KEY POINTS:
One good market regurgitation and the 911 call goes out: Alan Greenspan, where are you when we need you?
For the past few months, the United States sharemarket has suffered episodes of vertigo - about one a week - usually on news of something foul in the sub-prime market, after which it goes back to scale new heights.
Last week, something happened. The sharemarket had three bad days, one of which was really bad, as investors abandoned all sorts of risky assets for the safety of US Treasury securities.
What was most interesting about Thursday's 312-point dive in the Dow Jones industrial average - the Dow was off 450 points at its lows - was how quickly financial futures markets started to entertain the notion that the Federal Reserve might ride to the rescue with an interest-rate cut in the fourth quarter of this year.
"In the past 48 hours, the Fed funds futures had the biggest change in outlook for Fed policy in months," Jim Bianco, president of Bianco Research in Chicago, said. "Two weeks ago, there was no ease priced in until September 2008, the last contract that trades."
It was two weeks ago that Fed chairman Ben Bernanke presented the central bank's semi-annual monetary policy report to Congress and reiterated the long-held view that inflation remains the predominant policy concern.
What happened in the interim to change that risk, at least in the eyes of those who traffic in interest-rate futures? The sharemarket took a dive.
"It's right out of the Greenspan playbook," Bianco said. "In addition to all the other wonderful things the Fed does, such as promoting stable prices and maximum employment, under Greenspan the Fed set out to make sure brokerage statements had the highest return possible."
This is not the Greenspan Fed.

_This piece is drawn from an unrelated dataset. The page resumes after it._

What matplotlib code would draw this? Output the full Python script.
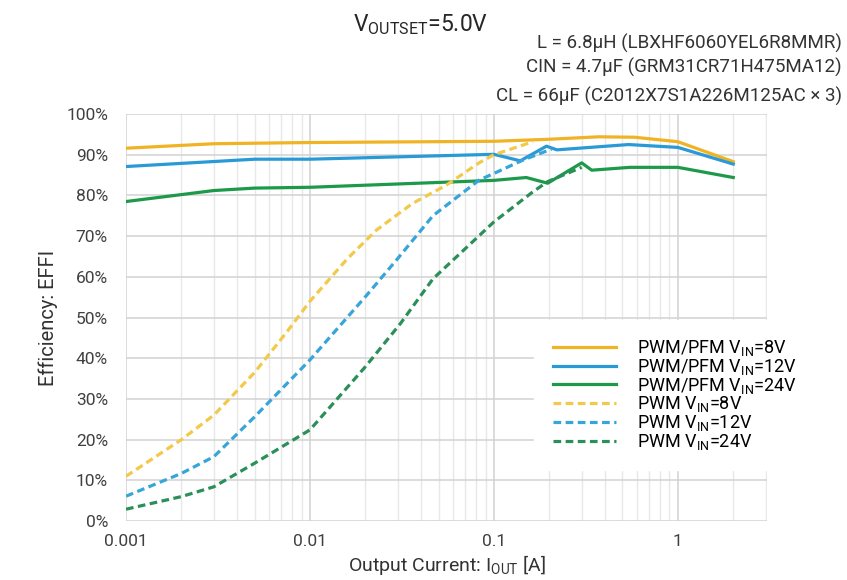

The "Greenspan put" retired with the former chairman in January 2006.
A put option gives the buyer the right to sell a security, commodity, index or futures contract at a specific price by a specific date. Buying a put protects the holder against a decline in prices.
The "Greenspan put" entered the lexicon after several sharemarket rescue efforts: Greenspan cut the overnight federal funds rate in 1995 after the Mexican peso crisis and Orange County, California, blow-up and again in 1998 in response to the near-collapse of hedge fund Long-Term Capital Management. Investors came to refer to, and rely on, the Greenspan put as an implicit guarantee the Fed would cut rates if things got too dicey in the sharemarket, which had become the national pastime in the late 1990s.
Greenspan inherited a 4.2 per cent inflation rate (using the core consumer price index) from Paul Volcker in August 1987 and cut it in half in 18 years. Volcker had already done the heavy lifting, cutting core inflation from its 1980 peak of 13.6 per cent.
Joe Carson, director of global economic research at AllianceBernstein, said while Greenspan was considered an inflation fighter, in reality he placed more emphasis on achieving maximum sustainable employment than the Fed's other mandate, price stability.
"Greenspan was much more willing [than Bernanke] to move official rates up or down if changes in present or prospective economic conditions were perceived as a threat to the quest for maximum employment [or growth] and ultimately to price stability," he said.
Rather than speed limits for growth or ceilings for inflation, Greenspan "focused instead on the imbalances that would engender economic and price strains".
Core inflation has been above the Fed's comfort zone of 1 to 2 per cent for some time. Bernanke has given no sign he is contemplating a rate cut, even in the face of a housing recession and below-trend growth last year. The core CPI rose 2.2 per cent in the 12 months to June, down from a peak of 2.9 per cent in September 2006.
Carson said that inflation rate did not pose a hurdle to Greenspan, who cut rates 16 times in the last decade of his tenure with core inflation at 2.2 per cent or higher "because other economic or financial imbalances were more pressing at the time".
Cut to the chase: If Greenspan were Fed chairman, would he be cutting rates now? Probably not, Carson said, but he'd be leaning in that direction. One could imagine him making an elaborate argument that the only reason the core CPI was above 2 per cent was "because CPI housing costs are based on imputed rents, not actual prices".
Greenspan was nothing if not flexible. The Pavlovian response in interest-rate futures markets last week - stocks down, eurodollar and Fed funds futures prices up - demonstrates how hard it is for traders and investors to let go of expectations that the Fed will respond to any and all crises.
"The definition of a crisis in the Greenspan era was any market environment preventing a trader from getting 100 per cent of his bonus potential," Bianco said. "We still operate like that."
Bernanke is trying to wean the market from that form of life support. It's a slow process and, during times of stress, old habits reassert themselves.